Su ¿Qué es la belleza?, antesala de su saga mayor, enfoca, por sobre las mallas con que la época creía eclipsar la idea misma de belleza, el mundo de la verdad cuando reluce como revelación del ser en todo su esplendor. El relato de las peripecias del Aura a través de la historia pondrán a Guerrero de cara a la modernidad definida como la era en la que se ha producido la retirada de los dioses vencidos por la técnica. Su intención es construir las escenas desde las cuales es dable pensar el arte como “operocéntrico”, es decir, enclavado en la historia actual, a la cual formatea, da pulso y potencia, porque modula la percepción del hombre centrado en su ser, en el cual deposita sus esperanzas. Hay en él una certeza sobre la eficacia histórica del arte ligada al carácter de promotor de nuevas sensibilidades que posee; habría una suerte de profetismo utópico basado en la capacidad de apertura de un horizonte real que el arte -y solo el arte- tiene. A la salida de la modernidad, como en una rueda del destino, Guerrero postula una reposición del ansia revolucionaria del romanticismo decimonono en el universo tecnológico en nombre de un nuevo humanismo.

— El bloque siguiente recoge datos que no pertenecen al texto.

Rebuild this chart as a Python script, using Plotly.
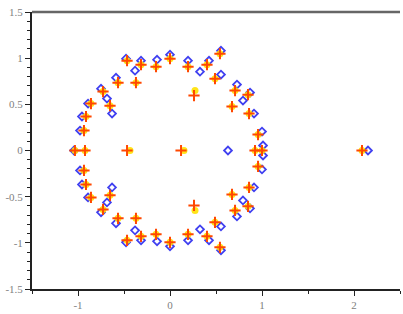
import plotly.graph_objects as go

# Series 1 (blue open diamonds)
blue_x = [-1.043, -0.978, -0.957, -0.891, -0.750, -0.685, -0.630, -0.587, -0.478, -0.380,
          -0.315, -0.141, 0.000, 0.196, 0.326, 0.424, 0.554, 0.554, 0.728, 0.870,
          0.793, 0.913, 1.000, 1.011,
          -0.978, -0.957, -0.891, -0.750, -0.685, -0.630, -0.587, -0.478, -0.380,
          -0.315, -0.141, 0.000, 0.196, 0.326, 0.424, 0.554, 0.554, 0.728, 0.870,
          0.793, 0.913, 1.000, 1.011,
          0.630, 2.152]
blue_y = [0.000, 0.216, 0.368, 0.508, 0.670, 0.562, 0.400, 0.789, 0.995, 0.865,
          0.973, 0.984, 1.038, 0.973, 0.854, 0.973, 1.081, 0.822, 0.714, 0.627,
          0.541, 0.400, 0.205, 0.054,
          -0.216, -0.368, -0.508, -0.670, -0.562, -0.400, -0.789, -0.995, -0.865,
          -0.973, -0.984, -1.038, -0.973, -0.854, -0.973, -1.081, -0.822, -0.714, -0.627,
          -0.541, -0.400, -0.205, -0.054,
          0.000, 0.000]

# Series 2 (red crosses)
red_x = [-1.033, -0.924, -0.935, -0.913, -0.859, -0.728, -0.652, -0.565, -0.467, -0.370,
         -0.315, -0.152, 0.000, 0.196, 0.402, 0.543, 0.489, 0.261, 0.707, 0.848,
         0.674, 0.859, 0.957,
         -0.935, -0.913, -0.859, -0.728, -0.652, -0.565, -0.467, -0.370,
         -0.315, -0.152, 0.000, 0.196, 0.402, 0.543, 0.489, 0.261, 0.707, 0.848,
         0.674, 0.859, 0.957,
         0.924, 1.000, -0.467, 0.120, 2.087]
red_y = [0.000, 0.000, 0.216, 0.368, 0.508, 0.638, 0.486, 0.735, 0.973, 0.735,
         0.930, 0.908, 0.995, 0.908, 0.930, 1.049, 0.778, 0.595, 0.649, 0.605,
         0.476, 0.400, 0.173,
         -0.216, -0.368, -0.508, -0.638, -0.486, -0.735, -0.973, -0.735,
         -0.930, -0.908, -0.995, -0.908, -0.930, -1.049, -0.778, -0.595, -0.649, -0.605,
         -0.476, -0.400, -0.173,
         0.000, 0.000, 0.000, 0.000, 0.000]

# Series 3 (yellow dots)
yellow_x = [-1.033, -0.924, -0.935, -0.913, -0.859, -0.728, -0.652, -0.565, -0.467, -0.370,
            -0.315, -0.152, 0.000, 0.196, 0.402, 0.543, 0.489, 0.272, 0.707, 0.848,
            0.674, 0.859, 0.957,
            -0.935, -0.913, -0.859, -0.728, -0.652, -0.565, -0.467, -0.370,
            -0.315, -0.152, 0.000, 0.196, 0.402, 0.543, 0.489, 0.272, 0.707, 0.848,
            0.674, 0.859, 0.957,
            0.924, 1.000, -0.435, 0.152, 2.087]
yellow_y = [0.000, 0.000, 0.216, 0.368, 0.508, 0.638, 0.486, 0.735, 0.973, 0.735,
            0.930, 0.908, 0.995, 0.908, 0.930, 1.049, 0.778, 0.649, 0.649, 0.605,
            0.476, 0.400, 0.173,
            -0.216, -0.368, -0.508, -0.638, -0.486, -0.735, -0.973, -0.735,
            -0.930, -0.908, -0.995, -0.908, -0.930, -1.049, -0.778, -0.649, -0.649, -0.605,
            -0.476, -0.400, -0.173,
            0.000, 0.000, 0.000, 0.000, 0.000]

x_tickvals = [-1, 0, 1, 2]
x_ticktext = ["-1", "0", "1", "2"]
y_tickvals = [-1.5, -1, -0.5, 0, 0.5, 1, 1.5]
y_ticktext = ["-1.5", "-1", "-0.5", "0", "0.5", "1", "1.5"]

fig = go.Figure()
fig.add_trace(go.Scatter(x=blue_x, y=blue_y, mode="markers",
                         marker=dict(symbol="diamond-open", size=6, color="#4040f0",
                                     line=dict(width=1.8, color="#4040f0"))))
fig.add_trace(go.Scatter(x=yellow_x, y=yellow_y, mode="markers",
                         marker=dict(symbol="circle", size=7, color="rgba(255,225,0,0.9)",
                                     line=dict(width=0))))
fig.add_trace(go.Scatter(x=red_x, y=red_y, mode="markers",
                         marker=dict(symbol="cross-thin", size=8, color="#ff4800",
                                     line=dict(width=2, color="#ff4800"))))

tickfont = dict(family="Liberation Serif", size=11, color="#808080")
fig.update_layout(
    width=403, height=314, showlegend=False,
    paper_bgcolor="white", plot_bgcolor="white",
    margin=dict(l=32, r=3, t=12, b=22),
    xaxis=dict(range=[-1.5, 2.5], showgrid=False, zeroline=False,
               showline=True, linecolor="#222222", linewidth=2,
               tickmode="array", tickvals=x_tickvals, ticktext=x_ticktext,
               ticks="outside", ticklen=5, tickwidth=1, tickcolor="#222222",
               tickfont=tickfont,
               minor=dict(dtick=0.5, tick0=0, ticks="outside", ticklen=3,
                          tickcolor="#222222", showgrid=False)),
    yaxis=dict(range=[-1.5, 1.5], showgrid=False, zeroline=False,
               showline=True, linecolor="#222222", linewidth=2,
               tickmode="array", tickvals=y_tickvals, ticktext=y_ticktext,
               ticks="outside", ticklen=5, tickwidth=1, tickcolor="#222222",
               tickfont=tickfont,
               minor=dict(dtick=0.1, tick0=0, ticks="outside", ticklen=3,
                          tickcolor="#222222", showgrid=False)),
    shapes=[dict(type="line", xref="paper", yref="paper", x0=0, x1=1, y0=1, y1=1,
                 line=dict(color="#666666", width=2.5))],
)
fig.write_html("out.html")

Habiendo mejorado su economía con el peronismo, Guerrero construyó una casa en Mar de Ajó donde pasaba los veranos escribiendo, y encargó a Jorge Hardoy, uno de los grandes arquitectos argentinos, una vivienda en Belgrano en la que reunió una gran biblioteca y pinacoteca. Esa casa fue centro de tertulias literarias en los años cincuenta animadas por su hija Diana, que integraría los grupos de la nueva izquierda y acabará desaparecida por la última dictadura. En los últimos años ha sido mérito de Ricardo Ibarlucía recuperar la obra de Luis Juan Guerrero, pensador extraordinario, que reclama nuevos lectores.